A significant number of the newly revealed texts are Mahayana in character, including those with known parallels in other languages and those that lack parallels and thus may be local compositions. An example of the former is Chapter 4 of the “Discourse on the Meditation of Direct Encounter with the Buddhas of the Present” (Pratyutpannabuddhasaṃmukhāvasthitasamādhi-sūtra), in which the Buddha lists sets of four practices by means of which bodhisattvas obtain the concentration, or samadhi, that this text promotes. An example of such a set of four practices is: having an image of the Buddha made; copying this text in manuscript form, this manuscript itself being a concrete example of this practice; establishing the conceited in the dharma, which is free of conceit; and being devoted to the protection and preservation of the Buddha’s teaching.
The Mahayana texts without parallel include one that records the names of Buddhas and the benefits of honoring them, with a small Buddha image marking the end of the entry for each Buddha, and another that describes the lay practice of bringing to mind the Buddha (buddhānusmṛti) and its beneficial results.

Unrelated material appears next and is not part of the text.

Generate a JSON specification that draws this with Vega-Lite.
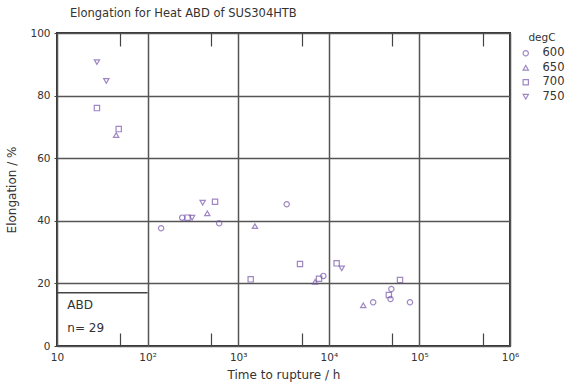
{
  "$schema": "https://vega.github.io/schema/vega-lite/v6.json",
  "autosize": {"type": "none"},
  "width": 453,
  "height": 313,
  "padding": {"left": 57, "top": 33, "right": 56, "bottom": 41},
  "background": "white",
  "config": {
    "font": "DejaVu Sans",
    "view": {"stroke": "#333", "strokeWidth": 2},
    "axis": {"labelFont": "DejaVu Sans", "titleFont": "DejaVu Sans", "labelColor": "#333", "titleColor": "#333", "labelFontSize": 10.5, "titleFontSize": 12, "titleFontWeight": "normal"},
    "legend": {"labelFont": "DejaVu Sans", "titleFont": "DejaVu Sans", "labelColor": "#333", "titleColor": "#333"}
  },
  "title": {"text": "Elongation for Heat ABD of SUS304HTB", "anchor": "start", "frame": "group", "dx": 13, "offset": 9, "fontSize": 11.5, "fontWeight": "normal", "color": "#333", "font": "DejaVu Sans"},
  "datasets": {
    "pts": [
      {"degC": "750", "t": 27.6, "elong": 90.7},
      {"degC": "750", "t": 35, "elong": 84.7},
      {"degC": "750", "t": 405, "elong": 45.8},
      {"degC": "750", "t": 310, "elong": 41},
      {"degC": "750", "t": 13900, "elong": 24.8},
      {"degC": "700", "t": 27.6, "elong": 76},
      {"degC": "700", "t": 48, "elong": 69.3},
      {"degC": "700", "t": 555, "elong": 46.1},
      {"degC": "700", "t": 276, "elong": 41},
      {"degC": "700", "t": 4810, "elong": 26.2},
      {"degC": "700", "t": 1374, "elong": 21.3},
      {"degC": "700", "t": 7800, "elong": 21.5},
      {"degC": "700", "t": 12200, "elong": 26.4},
      {"degC": "700", "t": 61100, "elong": 21.1},
      {"degC": "700", "t": 46000, "elong": 16.3},
      {"degC": "650", "t": 45, "elong": 67.4},
      {"degC": "650", "t": 456, "elong": 42.4},
      {"degC": "650", "t": 1530, "elong": 38.3},
      {"degC": "650", "t": 7050, "elong": 20.5},
      {"degC": "650", "t": 24000, "elong": 13},
      {"degC": "600", "t": 241, "elong": 41},
      {"degC": "600", "t": 141, "elong": 37.6},
      {"degC": "600", "t": 616, "elong": 39.2},
      {"degC": "600", "t": 3430, "elong": 45.3},
      {"degC": "600", "t": 8710, "elong": 22.4},
      {"degC": "600", "t": 49000, "elong": 18.2},
      {"degC": "600", "t": 48000, "elong": 15},
      {"degC": "600", "t": 78700, "elong": 14},
      {"degC": "600", "t": 30900, "elong": 14}
    ],
    "one": [{}]
  },
  "resolve": {"axis": {"x": "independent"}},
  "layer": [
    {
      "data": {"name": "pts"},
      "mark": {"type": "point", "color": "#7755aa", "strokeWidth": 1.2, "size": 28, "filled": false},
      "encoding": {
        "x": {
          "field": "t", "type": "quantitative",
          "scale": {"type": "log", "domain": [10, 1000000], "nice": false},
          "axis": {
            "orient": "bottom",
            "values": [10, 100, 1000, 10000, 100000, 1000000],
            "labelExpr": "datum.value == 10 ? '10' : '10' + ['⁰','¹','²','³','⁴','⁵','⁶'][round(log(datum.value)/LN10)]",
            "title": "Time to rupture / h",
            "titlePadding": 7,
            "labelPadding": 6,
            "labelFlush": false,
            "labelOverlap": false,
            "domain": false,
            "grid": true,
            "gridColor": "#555",
            "gridWidth": 1.5,
            "ticks": false
          }
        },
        "y": {
          "field": "elong", "type": "quantitative",
          "scale": {"domain": [0, 100], "nice": false, "zero": true},
          "axis": {
            "values": [0, 20, 40, 60, 80, 100],
            "title": "Elongation / %",
            "titlePadding": 11,
            "labelPadding": 4,
            "tickSize": 3,
            "tickColor": "#444",
            "domain": false,
            "grid": true,
            "gridColor": "#555",
            "gridWidth": 1.5
          }
        },
        "shape": {
          "field": "degC", "type": "nominal",
          "scale": {"domain": ["600", "650", "700", "750"], "range": ["circle", "triangle-up", "square", "triangle-down"]},
          "legend": {"title": "degC", "orient": "right", "offset": 10, "titleAnchor": "middle", "titleFontSize": 10.5, "titleFontWeight": "normal", "labelFontSize": 11.5, "symbolSize": 28, "labelOffset": 11, "rowPadding": 1.5, "titlePadding": 4, "symbolStrokeWidth": 1.2}
        }
      }
    },
    {
      "data": {"name": "one"},
      "mark": {"type": "rule", "color": "#444", "strokeWidth": 1.5},
      "encoding": {
        "x": {"datum": 10, "type": "quantitative", "axis": null},
        "x2": {"datum": 100},
        "y": {"datum": 17, "type": "quantitative"}
      }
    },
    {
      "data": {"name": "one"},
      "mark": {"type": "text", "text": "ABD", "align": "left", "baseline": "middle", "fontSize": 12, "color": "#333"},
      "encoding": {
        "x": {"datum": 13, "type": "quantitative", "axis": null},
        "y": {"datum": 13, "type": "quantitative"}
      }
    },
    {
      "data": {"name": "one"},
      "mark": {"type": "text", "text": "n=  29", "align": "left", "baseline": "middle", "fontSize": 12, "color": "#333"},
      "encoding": {
        "x": {"datum": 13, "type": "quantitative", "axis": null},
        "y": {"datum": 5.7, "type": "quantitative"}
      }
    },
    {
      "data": {"name": "one"},
      "mark": {"type": "rule", "opacity": 0},
      "encoding": {
        "x": {
          "datum": 50, "type": "quantitative",
          "axis": {"orient": "top", "values": [50, 500, 5000, 50000, 500000], "labels": false, "domain": false, "grid": false, "title": null, "tickSize": -13, "tickColor": "#444", "tickWidth": 1.2}
        }
      }
    },
    {
      "data": {"name": "one"},
      "mark": {"type": "rule", "opacity": 0},
      "encoding": {
        "x": {
          "datum": 50, "type": "quantitative",
          "axis": {"orient": "bottom", "values": [50, 500, 5000, 50000, 500000], "labels": false, "domain": false, "grid": false, "title": null, "tickSize": -13, "tickColor": "#444", "tickWidth": 1.2, "offset": 0}
        }
      }
    }
  ]
}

Particularly interesting is a long discourse in which the Buddha predicts the future rebirth states of a yaksha general (semi-divine being) and his son. These include the yaksha general becoming the historical Kushan king Vema Takhtu, who ruled Gandhara during the period when these manuscripts were written, and his eventual attainment of Buddhahood. This text, which is undoubtedly a local Gandharan composition, shows that in ancient Gandhara some Buddhist authors could incorporate powerful political figures of their day in their compositions, perhaps in this case to court favor with a ruler in a position to influence the prosperity of their community.
With two-thirds of the scrolls conserved, GMP members have now begun the second phase of the project. This entails the scholarly publication of the manuscripts and making them available to wider interested audiences, especially in digital form and particularly to communities in Pakistan, for whom these manuscripts represent an important part of their cultural heritage. This includes making selected materials available in Urdu and Pashtu, the two main languages of the region. The development of a platform and sophisticated tools for the digital publication of these manuscripts and other textual material is central to these efforts, an example of which is the GMP’s launch of the fully digital Journal of Gandhāran Buddhist Texts based at the University of Sydney. The publication of many of the texts in the collection will take years of dedicated scholarly engagement.
A further valuable component of this project is its goal of training Pakistani conservators in manuscript conservation and Pakistani students in the languages required to read, study, and publish these manuscripts—skills that Pakistan currently lacks. To this end, the project began training a DOAM staff member while conserving scrolls at the Islamabad Museum this July and will conduct a conservation workshop at the museum in the near future. In an effort to invigorate the teaching of Gandhari and Sanskrit in Pakistan, project member Jason Neelis (Wilfrid Laurier University) and I conducted a 3-day workshop, “Early Buddhist Manuscripts and Inscriptions from Pakistan,” at Taxila Institute of Archaeology and Civilizations, Quaid-i-Azam University, Islamabad, in December 2024.
Khyentse Foundation’s new funding for the GMP’s work on the manuscripts makes a major contribution to the funding required for the next 5-year phase of the project. It will enable us to complete the conservation of the manuscripts and to publish a significant number of the texts they preserve. On behalf of the GMP, I would like to express our sincere gratitude to Khyentse Foundation and to Dzongsar Khyentse Rinpoche for their ongoing support of this project.